Family friendly benefits for school summer holidays

If you read nothing else, read this…

  • Childcare vouchers are a popular family-friendly benefit that employers offer staff.
  • Flexible working and discount vouchers can be equally valuable.
  • Employers should ensure they do not discriminate against staff without children.

But employers can offer considerable support to help them cope, and at relatively little cost.

Childcare vouchers are the most popular family-friendly benefit that employers currently offer staff. The Employee Benefits/Towers Watson Flexible Benefits Research 2014 , published in April 2014, shows that 86% of employers offer childcare vouchers, which remain the most popular benefit employers offer through flexible benefits plans.

Staff can take childcare vouchers up to the value of £2,916 each year and receive tax and national insurance breaks if they take them through a salary sacrifice arrangement.

Vouchers can be used for children up to the age of 15, or 16 if they are disabled, to fund a range of childcare services, including day nursery, nursery school and playgroup places , childminders and au pairs.

Holiday schemes

Vouchers can also be used to fund holiday schemes and out-of-school club places.

Andy Philpott, director at Edenred, says: “A lot of people don’t associate childcare vouchers with summer camps for older children. There is still the perception that they are for traditional childcare activities.”

Just after Easter each year, Edenred works with employers to encourage them to promote to working parents the fact that childcare vouchers can be used for summer activities. “It’s a cost-free way for employers to engage with working parents and doesn’t require too much effort,” says Philpott.

Ben Black, managing director at family-friendly benefits provider My Family Care, adds that playscheme places are music to most working parents’ ears, particularly when provided by their employer.

Bank of America and the Metropolitan Police Service are two employers that offer workplace playschemes through My Family Care.

Information for staff

Employers with no budget to offer their own childcare scheme can instead provide working parents with information about where schemes may be operating near their workplace and closer to their home.
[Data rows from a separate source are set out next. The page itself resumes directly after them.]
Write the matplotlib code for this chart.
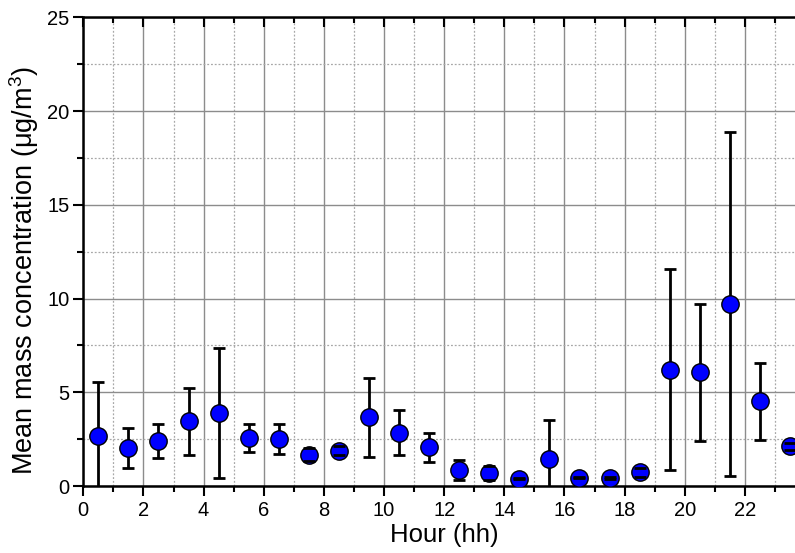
import matplotlib
matplotlib.use("Agg")
import matplotlib.pyplot as plt
from matplotlib.ticker import MultipleLocator, FixedLocator

plt.rcParams['font.family'] = ['Liberation Sans', 'DejaVu Sans']
plt.rcParams['mathtext.fontset'] = 'custom'
plt.rcParams['mathtext.rm'] = 'Liberation Sans'
plt.rcParams['mathtext.it'] = 'Liberation Sans:italic'

hours = [0.5, 1.5, 2.5, 3.5, 4.5, 5.5, 6.5, 7.5, 8.5, 9.5, 10.5, 11.5,
         12.5, 13.5, 14.5, 15.5, 16.5, 17.5, 18.5, 19.5, 20.5, 21.5, 22.5, 23.5]
mean_conc = [2.67, 2.01, 2.40, 3.45, 3.88, 2.56, 2.51, 1.67, 1.88, 3.66, 2.83, 2.06,
             0.85, 0.71, 0.39, 1.42, 0.44, 0.44, 0.73, 6.20, 6.06, 9.72, 4.53, 2.12]
std_err = [2.86, 1.06, 0.93, 1.78, 3.47, 0.77, 0.81, 0.36, 0.24, 2.11, 1.20, 0.78,
           0.55, 0.37, 0.03, 2.10, 0.03, 0.06, 0.24, 5.35, 3.64, 9.18, 2.05, 0.20]
x_major_ticks = [0, 2, 4, 6, 8, 10, 12, 14, 16, 18, 20, 22]

W, H = 795, 553
fig = plt.figure(figsize=(W / 100, H / 100), dpi=100)
x0, x1 = 83.3, 805.0
ytop, ybot = 17.3, 486.0
ax = fig.add_axes([x0 / W, (H - ybot) / H, (x1 - x0) / W, (ybot - ytop) / H])

eb = ax.errorbar(hours, mean_conc, yerr=std_err, fmt='none', ecolor='black',
                 elinewidth=2.0, capsize=4.3, capthick=2.0)
_, caplines, barcols = eb.lines
for c in barcols:
    c.set_zorder(2.5)
for c in caplines:
    c.set_zorder(4)
ax.plot(hours, mean_conc, 'o', ms=12.5, mfc='#0000ff', mec='black', mew=1.0,
        zorder=3)

ax.set_xlim(0, 24)
ax.set_ylim(0, 25)
ax.xaxis.set_major_locator(FixedLocator(x_major_ticks))
ax.xaxis.set_minor_locator(MultipleLocator(1))
ax.yaxis.set_major_locator(MultipleLocator(5))
ax.yaxis.set_minor_locator(MultipleLocator(2.5))

ax.grid(which='major', color='#8c8c8c', lw=1.0, ls='-')
ax.grid(which='minor', color='#a8a8a8', lw=0.9, ls=(0, (1.5, 1.5)))
ax.set_axisbelow(True)

ax.tick_params(axis='x', which='major', direction='out', length=7, width=1.5,
               top=True, labelsize=14.5, pad=4)
ax.tick_params(axis='x', which='minor', direction='out', length=4.5, width=1.5, top=True)
ax.tick_params(axis='y', which='major', direction='out', length=7, width=1.5,
               right=True, labelsize=14.5, pad=3)
ax.tick_params(axis='y', which='minor', direction='out', length=4.5, width=1.5, right=True)
for t in ax.xaxis.get_major_ticks() + ax.xaxis.get_minor_ticks():
    t.tick2line.set_marker(matplotlib.lines.TICKDOWN)
for t in ax.yaxis.get_major_ticks() + ax.yaxis.get_minor_ticks():
    t.tick2line.set_marker(matplotlib.lines.TICKLEFT)

for s in ax.spines.values():
    s.set_linewidth(1.8)

ax.set_xlabel('Hour (hh)', fontsize=18.5, labelpad=2)
ax.set_ylabel('Mean mass concentration (\u03bcg/m$^3$)', fontsize=19.5)
ax.yaxis.set_label_coords(-0.058, 0.46)

fig.savefig('out.png', dpi=100)
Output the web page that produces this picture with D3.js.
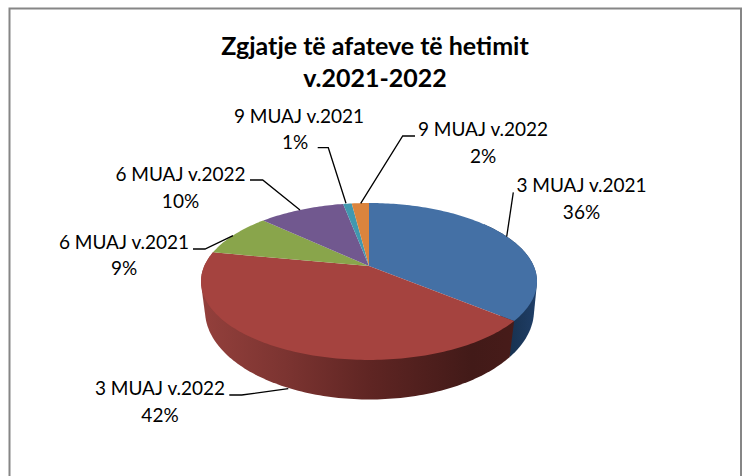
<!DOCTYPE html>
<html><head><meta charset="utf-8">
<script src="https://cdnjs.cloudflare.com/ajax/libs/d3/7.8.5/d3.min.js"></script>
<style>html,body{margin:0;padding:0;background:#fff}svg{display:block}text{font-family:Lato,"Open Sans",sans-serif;fill:#000}</style>
</head><body><svg id="c" width="744" height="476"></svg>
<script>
const categories = ["3 MUAJ v.2021","3 MUAJ v.2022","6 MUAJ v.2021","6 MUAJ v.2022","9 MUAJ v.2021","9 MUAJ v.2022"];
const values = [36,42,9,10,1,2];
const colors = ["#4470a5","#a5433f","#89a54b","#71588f","#4198af","#db843d"];
const titleLines = ["Zgjatje të afateve të hetimit","v.2021-2022"];
const labelAnchors = [[581.5,192],[160,395],[124,248.5],[180.5,181],[299,122.5],[483,136]];
const percentX = [581.5,160,124,180.5,295,483];
const leaderPaths = [[[513.3,192.3],[506.7,236.7]],[[229.3,395],[241.7,395],[288.3,388.7]],[[193,249],[205,249],[233,235.7]],[[250,180],[262.7,180],[300,210]],[[317.7,147.7],[328.3,147.7],[346,203.3]],[[415,136],[402.7,136],[360.7,203.3]]];

const svg = d3.select("#c");
const defs = svg.append("defs");
function grad(id, stops){
  const g = defs.append("linearGradient").attr("id",id).attr("gradientUnits","userSpaceOnUse").attr("x1",200).attr("x2",540).attr("y1",0).attr("y2",0);
  stops.forEach(s=>g.append("stop").attr("offset",s[0]).attr("stop-color",s[1]));
}
grad("sideRed",[[0,"#94403c"],[0.25,"#7c3431"],[0.5,"#5f2523"],[0.8,"#421a18"],[1,"#4a1c1a"]]);
grad("sideBlue",[[0,"#1a3350"],[0.9,"#17304d"],[1,"#20406a"]]);

svg.append("path").attr("d","M9.5,476V8.5H741V476").attr("fill","#fff").attr("stroke","#868686").attr("stroke-width",2);

const pie = d3.pie().value(d=>d).sort(null);
const arcs = pie(values);

// projected disks (perspective tilted circle)
const topDisk = {cx:369, y0:266, R:164.7, K:75.4, p:0.197};
const botDisk = {cx:369.5, y0:295.4, R:162.1, K:86.4, p:0.17};
const proj = (d,a)=>{const u=Math.sin(a),v=-Math.cos(a),s=1/(1-d.p*v);return [d.cx+d.R*u*s,d.y0+d.K*v*s];};
const arcPts = (d,a0,a1)=>{const n=Math.max(2,Math.ceil((a1-a0)/0.02));return d3.range(n+1).map(i=>proj(d,a0+(a1-a0)*i/n));};
const line = d3.line();

// sides: silhouette hull of the slice's upper and lower rims
const sides=[[0,"url(#sideBlue)",0.9,arcs[0].endAngle],[1,"url(#sideRed)",arcs[1].startAngle,arcs[1].endAngle]];
sides.forEach(s=>{
  const pts=d3.polygonHull(arcPts(topDisk,s[2],s[3]).concat(arcPts(botDisk,s[2],s[3])));
  svg.append("path").attr("d",line(pts)+"Z").attr("fill",s[1]);
});
// top faces
svg.selectAll("path.face").data(arcs).enter().append("path").attr("class","face")
  .attr("d",d=>line([[topDisk.cx,topDisk.y0]].concat(arcPts(topDisk,d.startAngle,d.endAngle)))+"Z")
  .attr("fill",(d,i)=>colors[i]);

// leaders
svg.selectAll("path.lead").data(leaderPaths).enter().append("path").attr("class","lead")
  .attr("d",d=>line(d)).attr("fill","none").attr("stroke","#000").attr("stroke-width",1.3);

// labels
categories.forEach((c,i)=>{
  svg.append("text").attr("text-anchor","middle").attr("font-size",19).attr("x",labelAnchors[i][0]).attr("y",labelAnchors[i][1]).text(c);
  svg.append("text").attr("text-anchor","middle").attr("font-size",19).attr("x",percentX[i]).attr("y",labelAnchors[i][1]+26.5).text(values[i]+"%");
});
// title
titleLines.forEach((l,i)=>svg.append("text").attr("x",375).attr("y",[55,87][i]).attr("text-anchor","middle").attr("font-size",25).attr("font-weight",700).text(l));
</script></body></html>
Anne Longfield, chief executive of children’s charity 4Children, says: “Information and advice is very useful. There might be all sorts of things out there, but parents don’t know what that is, so employers can help them by providing some information about where they can go to get help.”

Discount vouchers and retail cards for, say, theme parks and restaurants can also help to ease working parents’ summer holiday spending.

Avoid discrimination

But whatever benefits employers choose to offer their staff, they must ensure they do not discriminate against staff without children.

Louise Wesley , director of operations at childcare voucher and daycare provider Busy Bees, says: “A flexible-working arrangement was always deemed to be for staff with dependants, but it’s better that employers offer it to the rest of the workforce, too.”

Edenred’s Philpott adds: “It’s important that strategies are not too working-parent focused. Employers should be diverse in the different types of groups of staff they engage.”

Employers can tailor the communications that underpin their benefits to engage with different groups of staff, including working parents. This may include empathetic messages, such as: ’We understand what it’s like, we know it’s tough, so take advantage of these benefits’, says Philpott.

Employers should also make it as easy as possible for time-strapped working parents to access these benefits, as well as information. Philpott adds: “Employers should have a look at the benefits provided out there, have a look at the systems and services on offer and get everything under one roof, so staff can manage them remotely.”